Achieving 100 percent electrification of India’s two- and three-wheeler stock requires a capital allocation of approximately $285 billion, said the World Economic Forum (WEF) in a recently released white paper.
This WEF's white paper, published in collaboration with NITI Aayog said cumulative sales of electric vehicles have reached one million units. However, this is still just one million out of India’s total two- and three-wheeler fleet stock of 250 million – leaving immense room for sustained growth, it indicated.
At present, there are about 45 certified vehicle manufacturers of electric two- and three-wheelers in India. “Capital cost for its transition to electric is calculated based on an average two-wheeler vehicle cost of $1,000 for 264 million two-wheelers and average three-wheeler cost of $3,500 per for six million three-wheelers (across vehicle categories, excluding e-rickshaws) – bringing overall capital cost to approximately $285 billion. Electric vehicle turnover rate and cost of infrastructure have not been taken into consideration – and will require additional financing," the report added.

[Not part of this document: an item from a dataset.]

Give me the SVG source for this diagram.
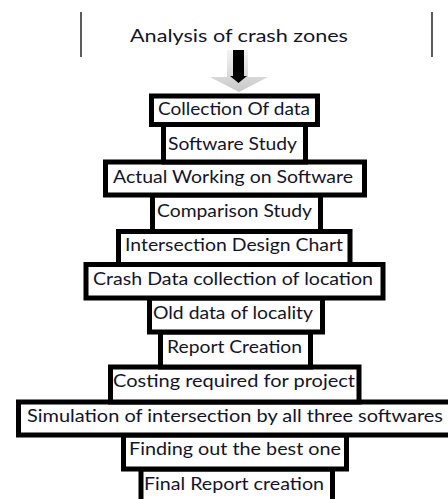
<svg xmlns="http://www.w3.org/2000/svg" width="448" height="499" viewBox="0 0 448 499">
<defs>
<style>
.box{fill:#fff;stroke:#000;stroke-width:5;stroke-linejoin:miter}
.t{font-family:Lato,"Liberation Sans",sans-serif;font-size:17px;fill:#141428;text-anchor:middle}
.vl{stroke:#333;stroke-width:1.6}
</style>
<linearGradient id="ag" x1="0" y1="0" x2="0" y2="1">
<stop offset="0" stop-color="#f4f4f4"/>
<stop offset="1" stop-color="#c8c8c8"/>
</linearGradient>
</defs>
<rect width="448" height="499" fill="#fff"/>
<g id="title">
<line class="vl" x1="81" y1="12" x2="81" y2="57"/>
<line class="vl" x1="432" y1="12" x2="432" y2="57"/>
<text class="t" x="239" y="42" textLength="218" lengthAdjust="spacingAndGlyphs">Analysis of crash zones</text>
</g>
<g id="connectors">
<polygon points="227,50 248,50 248,77 268,77 239,92 210,77 227,77" fill="url(#ag)"/>
<polygon points="233,50 244,50 244,76 247,76 238.5,83 230,76 233,76" fill="#000"/>
</g>
<g id="n12"><rect class="box" x="141" y="469" width="191.5" height="45"/><text class="t" x="234" y="490" textLength="180" lengthAdjust="spacingAndGlyphs">Final Report creation</text></g>
<g id="n11"><rect class="box" x="123.5" y="435" width="223" height="34"/><text class="t" x="235" y="455" textLength="212" lengthAdjust="spacingAndGlyphs">Finding out the best one</text></g>
<g id="n10"><rect class="box" x="18.5" y="402" width="445" height="33"/><text class="t" x="235" y="422" textLength="416" lengthAdjust="spacingAndGlyphs">Simulation  of intersection by all three softwares</text></g>
<g id="n9"><rect class="box" x="110.5" y="367" width="248.5" height="35"/><text class="t" x="234" y="387" textLength="242" lengthAdjust="spacingAndGlyphs">Costing required for project</text></g>
<g id="n8"><rect class="box" x="160.5" y="332" width="150" height="35"/><text class="t" x="234.5" y="353" textLength="135" lengthAdjust="spacingAndGlyphs">Report Creation</text></g>
<g id="n7"><rect class="box" x="149.5" y="298" width="173" height="34"/><text class="t" x="233" y="319" textLength="160" lengthAdjust="spacingAndGlyphs">Old data  of locality</text></g>
<g id="n6"><rect class="box" x="86" y="264.5" width="297" height="33.5"/><text class="t" x="233" y="285" textLength="280" lengthAdjust="spacingAndGlyphs">Crash Data  collection of  location</text></g>
<g id="n5"><rect class="box" x="118.5" y="231.5" width="231.5" height="33"/><text class="t" x="234" y="251" textLength="218" lengthAdjust="spacingAndGlyphs">Intersection Design  Chart</text></g>
<g id="n4"><rect class="box" x="152.5" y="195" width="168" height="36.5"/><text class="t" x="234.5" y="217" textLength="155" lengthAdjust="spacingAndGlyphs">Comparison Study</text></g>
<g id="n3"><rect class="box" x="105.5" y="162" width="259" height="33"/><text class="t" x="233" y="183" textLength="240" lengthAdjust="spacingAndGlyphs">Actual Working on Software</text></g>
<g id="n2"><rect class="box" x="163.5" y="124.5" width="142" height="37.5"/><text class="t" x="232.5" y="150" textLength="129" lengthAdjust="spacingAndGlyphs">Software Study</text></g>
<g id="n1"><rect class="box" x="151.5" y="96" width="166" height="28.5"/><text class="t" x="234" y="115" textLength="152" lengthAdjust="spacingAndGlyphs">Collection Of data</text></g>
</svg>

The report also said that last-mile and urban delivery fleets are leading the adoption of electric two-and three-wheelers in India. It added that they are likely the first segments to transition completely to electric.
"However, higher upfront cost of acquisition, lack of confidence in new technology, unassured reliability, and unestablished resale value are few reasons for which driver-cum-owners are hesitant to make the transition to electric," the paper highlighted.
In India, two -wheelers and three-wheelers account for over 80 percent of vehicle sales and the adoption of electric vehicles has been steadily rising in the past few years.
Moreover, the report stated that electric vehicles (EVs) their running cost is much lower, albeit having a higher upfront cost. So, the more an EV is used, the cheaper it gets, it mentioned. "When gauged by total cost of ownership (TCO), they are already ideal for ride-hailing and last-mile delivery fleets, which have high daily utilization. These segments are leading the adoption of electric two and three-wheelers in India and are likely to be among the first segments to transition completely to electric," the report said.
For a rapid transition of fleets, the report also said, capital flow to the ecosystem needs to grow multi-fold. Opening large capital pools will require de-risking of the market through deeper collaboration between stakeholders and business model innovation.